# Exercise:
Set down, exactly as written, the lines from the top of the data to the line that holds "0.188, 0.193, 0.198, 0.209]", and omit the pictures.

# Supplied information:
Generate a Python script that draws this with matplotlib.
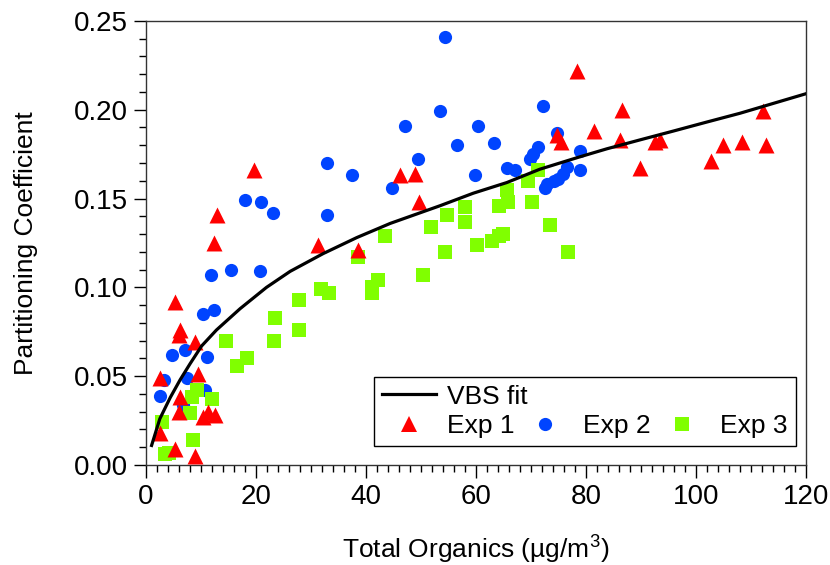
#!/usr/bin/env python3

import matplotlib
matplotlib.use('Agg')
import matplotlib.pyplot as plt
from matplotlib.lines import Line2D
from matplotlib.ticker import MultipleLocator

plt.rcParams['font.family'] = ['Liberation Sans', 'DejaVu Sans']
plt.rcParams['mathtext.fontset'] = 'custom'
plt.rcParams['mathtext.rm'] = 'Liberation Sans'

# VBS fit curve
fit_x = [1.0, 2.5, 4.4, 6.2, 8.0, 10.1, 12.8, 17.1, 21.9, 26.2, 32.2, 38.3,
         44.4, 53.5, 59.5, 65.6, 71.6, 78.9, 83.8, 89.8, 95.9, 101.9, 108.0,
         120.0]
fit_y = [0.011, 0.026, 0.038, 0.048, 0.057, 0.067, 0.076, 0.088, 0.100, 0.109,
         0.119, 0.128, 0.136, 0.146, 0.153, 0.159, 0.1665, 0.1735, 0.178, 0.183,
         0.188, 0.193, 0.198, 0.209]

# Exp 1 (red triangles)
exp1_x = [2.5, 2.6, 5.3, 5.3, 6.2, 5.9, 8.9, 9.5, 6.2, 5.9, 11.3, 12.5, 10.4,
          8.9, 12.4, 12.9, 19.7, 31.2, 38.6, 46.2, 48.9, 49.7, 74.7, 75.4,
          78.3, 81.5, 86.2, 86.5, 89.8, 92.5, 93.5, 102.7, 105.0, 108.3,
          112.2, 112.7]
exp1_y = [0.049, 0.018, 0.092, 0.009, 0.076, 0.073, 0.069, 0.051, 0.038, 0.030,
          0.030, 0.028, 0.027, 0.005, 0.125, 0.141, 0.166, 0.124, 0.121, 0.163,
          0.164, 0.148, 0.186, 0.182, 0.222, 0.188, 0.183, 0.200, 0.167, 0.182,
          0.183, 0.171, 0.180, 0.182, 0.199, 0.180]

# Exp 2 (blue circles)
exp2_x = [2.6, 3.2, 4.7, 7.0, 11.0, 7.4, 10.7, 6.7, 10.4, 12.4, 11.8, 15.4,
          20.7, 18.0, 20.9, 23.0, 32.9, 32.9, 37.5, 44.8, 47.0, 49.5, 53.5,
          54.4, 56.5, 59.8, 60.4, 63.3, 65.6, 67.1, 69.8, 70.4, 71.2, 72.1,
          72.5, 72.9, 74.1, 75.0, 75.9, 76.5, 74.7, 78.9, 78.9]
exp2_y = [0.039, 0.048, 0.062, 0.065, 0.061, 0.049, 0.042, 0.034, 0.085, 0.087,
          0.107, 0.110, 0.109, 0.149, 0.148, 0.142, 0.141, 0.170, 0.163, 0.156,
          0.191, 0.172, 0.199, 0.241, 0.180, 0.163, 0.191, 0.181, 0.167, 0.166,
          0.172, 0.175, 0.179, 0.202, 0.156, 0.158, 0.160, 0.161, 0.164, 0.168,
          0.187, 0.177, 0.166]

# Exp 3 (green squares)
exp3_x = [2.9, 3.5, 4.1, 8.0, 8.3, 8.6, 9.2, 11.9, 14.5, 16.5, 18.3, 23.3,
          23.5, 27.9, 27.9, 31.8, 33.3, 38.6, 41.0, 41.0, 42.2, 43.5, 50.3,
          51.9, 54.4, 54.7, 58.0, 58.0, 60.1, 62.9, 64.1, 65.0, 64.1, 65.6,
          65.9, 69.5, 70.1, 71.3, 73.5, 76.8]
exp3_y = [0.024, 0.006, 0.007, 0.029, 0.038, 0.014, 0.042, 0.037, 0.070, 0.056,
          0.060, 0.070, 0.083, 0.076, 0.093, 0.099, 0.097, 0.117, 0.100, 0.097,
          0.104, 0.129, 0.107, 0.134, 0.120, 0.141, 0.145, 0.137, 0.124, 0.126,
          0.129, 0.130, 0.146, 0.155, 0.148, 0.160, 0.148, 0.166, 0.135, 0.120]

red = '#ff0000'
blue = '#0044ff'
green = '#80ff00'
fs = 19


def main():
    fig = plt.figure(figsize=(8.3, 5.65), dpi=100)
    ax = fig.add_axes([0.176, 0.177, 0.795, 0.786])

    ax.scatter(exp2_x, exp2_y, marker='o', s=9.5**2, color=blue, linewidths=0, zorder=2)
    ax.scatter(exp3_x, exp3_y, marker='s', s=9.5**2, color=green, linewidths=0, zorder=3)
    ax.scatter(exp1_x, exp1_y, marker='^', s=11.5**2, color=red, linewidths=0, zorder=4)
    ax.plot(fit_x, fit_y, color='black', lw=2.3, zorder=5)

    ax.set_xlim(0, 120)
    ax.set_ylim(0, 0.25)
    ax.xaxis.set_major_locator(MultipleLocator(20))
    ax.xaxis.set_minor_locator(MultipleLocator(2))
    ax.yaxis.set_major_locator(MultipleLocator(0.05))
    ax.yaxis.set_minor_locator(MultipleLocator(0.01))
    ax.yaxis.set_major_formatter(lambda v, p: '%.2f' % v)
    ax.tick_params(which='major', direction='out', length=9, width=1,
                   labelsize=20, pad=4)
    ax.tick_params(axis='x', which='major', pad=5)
    ax.tick_params(which='minor', direction='out', length=5, width=1)
    for sp in ax.spines.values():
        sp.set_linewidth(1.0)
        sp.set_color('#333333')

    ax.set_xlabel('Total Organics (µg/m$^{3}$)', fontsize=fs)
    ax.set_ylabel('Partitioning Coefficient', fontsize=fs)
    ax.xaxis.set_label_coords(0.5, -0.15)
    ax.yaxis.set_label_coords(-0.164, 0.5)

    # first row holds only the fit line; its label is placed by hand so it
    # does not widen the first column
    blank = Line2D([], [], linestyle='none', marker='')
    h_fit = Line2D([], [], color='black', lw=2.3)
    h1 = Line2D([], [], linestyle='none', marker='^', ms=11.5, color=red, mew=0)
    h2 = Line2D([], [], linestyle='none', marker='o', ms=9.5, color=blue, mew=0)
    h3 = Line2D([], [], linestyle='none', marker='s', ms=9.5, color=green, mew=0)
    leg = ax.legend([h_fit, h1, blank, h2, blank, h3],
                    [' ', 'Exp 1', ' ', 'Exp 2', ' ', 'Exp 3'],
                    ncol=3, loc='lower left', bbox_to_anchor=(0.345, 0.043),
                    borderaxespad=0,
                    fontsize=fs, frameon=True, fancybox=False, framealpha=1,
                    edgecolor='black', handlelength=2.05, handletextpad=0.42,
                    columnspacing=0.15, labelspacing=0.2, borderpad=0.3)
    leg.get_frame().set_linewidth(1.0)

    fig.canvas.draw()
    texts = leg.get_texts()
    inv = fig.transFigure.inverted()
    b0 = texts[0].get_window_extent()
    b1 = texts[1].get_window_extent()
    x0, _ = inv.transform((b1.x0, 0))
    _, y0 = inv.transform((0, b0.y0))
    fig.text(x0, y0, 'VBS fit', fontsize=fs, ha='left', va='bottom', zorder=10)

    fig.savefig('out.png', dpi=100)


if __name__ == '__main__':
    main()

# Answer in full:
Generate a Python script that draws this with matplotlib.
#!/usr/bin/env python3

import matplotlib
matplotlib.use('Agg')
import matplotlib.pyplot as plt
from matplotlib.lines import Line2D
from matplotlib.ticker import MultipleLocator

plt.rcParams['font.family'] = ['Liberation Sans', 'DejaVu Sans']
plt.rcParams['mathtext.fontset'] = 'custom'
plt.rcParams['mathtext.rm'] = 'Liberation Sans'

# VBS fit curve
fit_x = [1.0, 2.5, 4.4, 6.2, 8.0, 10.1, 12.8, 17.1, 21.9, 26.2, 32.2, 38.3,
         44.4, 53.5, 59.5, 65.6, 71.6, 78.9, 83.8, 89.8, 95.9, 101.9, 108.0,
         120.0]
fit_y = [0.011, 0.026, 0.038, 0.048, 0.057, 0.067, 0.076, 0.088, 0.100, 0.109,
         0.119, 0.128, 0.136, 0.146, 0.153, 0.159, 0.1665, 0.1735, 0.178, 0.183,
         0.188, 0.193, 0.198, 0.209]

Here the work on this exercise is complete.